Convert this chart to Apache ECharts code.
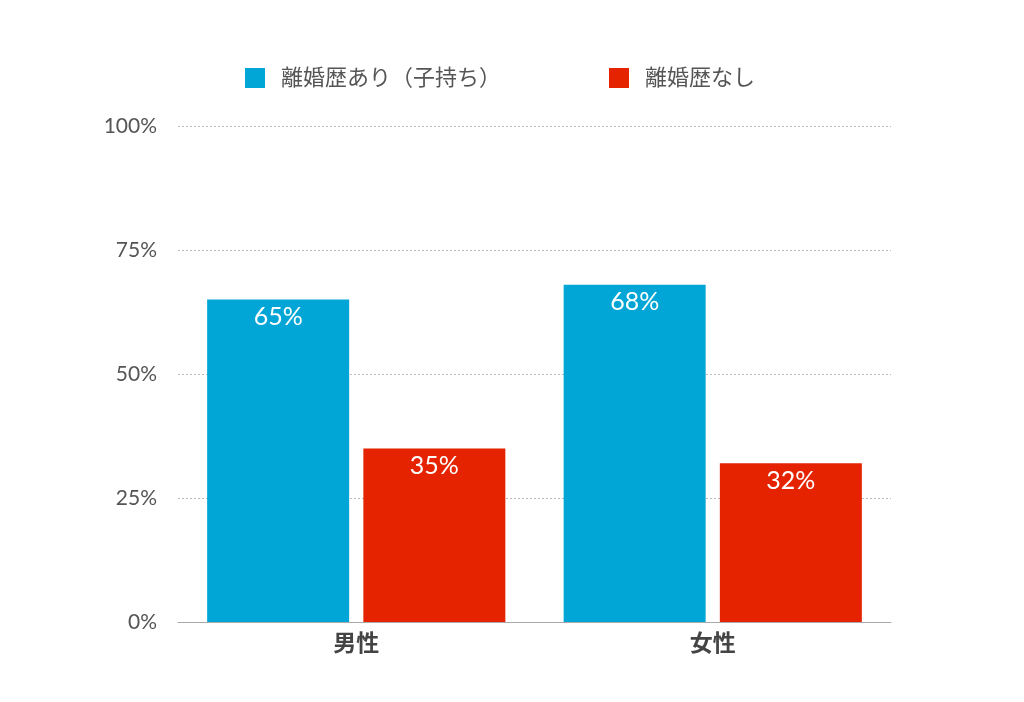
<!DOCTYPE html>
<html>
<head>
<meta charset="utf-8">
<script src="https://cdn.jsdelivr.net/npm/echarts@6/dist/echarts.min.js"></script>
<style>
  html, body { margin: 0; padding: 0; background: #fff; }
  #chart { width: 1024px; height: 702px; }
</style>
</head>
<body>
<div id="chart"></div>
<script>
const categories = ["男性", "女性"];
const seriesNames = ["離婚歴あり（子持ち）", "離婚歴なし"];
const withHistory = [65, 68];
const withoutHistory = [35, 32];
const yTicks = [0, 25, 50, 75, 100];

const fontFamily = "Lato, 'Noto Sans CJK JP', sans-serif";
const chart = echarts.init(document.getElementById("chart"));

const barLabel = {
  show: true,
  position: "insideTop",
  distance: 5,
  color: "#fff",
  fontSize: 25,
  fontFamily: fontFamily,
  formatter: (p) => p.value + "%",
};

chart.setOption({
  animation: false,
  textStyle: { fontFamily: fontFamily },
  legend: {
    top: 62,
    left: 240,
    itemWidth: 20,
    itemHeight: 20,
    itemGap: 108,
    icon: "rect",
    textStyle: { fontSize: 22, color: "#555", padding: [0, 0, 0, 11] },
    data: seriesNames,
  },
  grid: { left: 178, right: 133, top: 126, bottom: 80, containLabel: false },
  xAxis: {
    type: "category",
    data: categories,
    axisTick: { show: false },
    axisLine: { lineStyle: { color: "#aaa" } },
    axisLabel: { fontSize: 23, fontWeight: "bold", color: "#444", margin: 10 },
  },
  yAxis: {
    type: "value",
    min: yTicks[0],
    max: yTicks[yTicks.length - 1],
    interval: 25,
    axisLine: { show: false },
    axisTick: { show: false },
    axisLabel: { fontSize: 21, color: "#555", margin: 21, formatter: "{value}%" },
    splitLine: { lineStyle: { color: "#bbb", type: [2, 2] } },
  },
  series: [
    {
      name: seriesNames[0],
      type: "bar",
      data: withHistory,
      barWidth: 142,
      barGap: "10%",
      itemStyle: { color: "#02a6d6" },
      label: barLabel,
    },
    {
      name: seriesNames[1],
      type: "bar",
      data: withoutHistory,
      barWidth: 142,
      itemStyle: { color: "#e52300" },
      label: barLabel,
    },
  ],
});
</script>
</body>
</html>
• • •
* _STATED GOAL_
Without the pictures, repeat the listing above exactly.

* _EXERCISE RESULT_
Convert this chart to Apache ECharts code.
<!DOCTYPE html>
<html>
<head>
<meta charset="utf-8">
<script src="https://cdn.jsdelivr.net/npm/echarts@6/dist/echarts.min.js"></script>
<style>
  html, body { margin: 0; padding: 0; background: #fff; }
  #chart { width: 1024px; height: 702px; }
</style>
</head>
<body>
<div id="chart"></div>
<script>
const categories = ["男性", "女性"];
const seriesNames = ["離婚歴あり（子持ち）", "離婚歴なし"];
const withHistory = [65, 68];
const withoutHistory = [35, 32];
const yTicks = [0, 25, 50, 75, 100];

const fontFamily = "Lato, 'Noto Sans CJK JP', sans-serif";
const chart = echarts.init(document.getElementById("chart"));

const barLabel = {
  show: true,
  position: "insideTop",
  distance: 5,
  color: "#fff",
  fontSize: 25,
  fontFamily: fontFamily,
  formatter: (p) => p.value + "%",
};

chart.setOption({
  animation: false,
  textStyle: { fontFamily: fontFamily },
  legend: {
    top: 62,
    left: 240,
    itemWidth: 20,
    itemHeight: 20,
    itemGap: 108,
    icon: "rect",
    textStyle: { fontSize: 22, color: "#555", padding: [0, 0, 0, 11] },
    data: seriesNames,
  },
  grid: { left: 178, right: 133, top: 126, bottom: 80, containLabel: false },
  xAxis: {
    type: "category",
    data: categories,
    axisTick: { show: false },
    axisLine: { lineStyle: { color: "#aaa" } },
    axisLabel: { fontSize: 23, fontWeight: "bold", color: "#444", margin: 10 },
  },
  yAxis: {
    type: "value",
    min: yTicks[0],
    max: yTicks[yTicks.length - 1],
    interval: 25,
    axisLine: { show: false },
    axisTick: { show: false },
    axisLabel: { fontSize: 21, color: "#555", margin: 21, formatter: "{value}%" },
    splitLine: { lineStyle: { color: "#bbb", type: [2, 2] } },
  },
  series: [
    {
      name: seriesNames[0],
      type: "bar",
      data: withHistory,
      barWidth: 142,
      barGap: "10%",
      itemStyle: { color: "#02a6d6" },
      label: barLabel,
    },
    {
      name: seriesNames[1],
      type: "bar",
      data: withoutHistory,
      barWidth: 142,
      itemStyle: { color: "#e52300" },
      label: barLabel,
    },
  ],
});
</script>
</body>
</html>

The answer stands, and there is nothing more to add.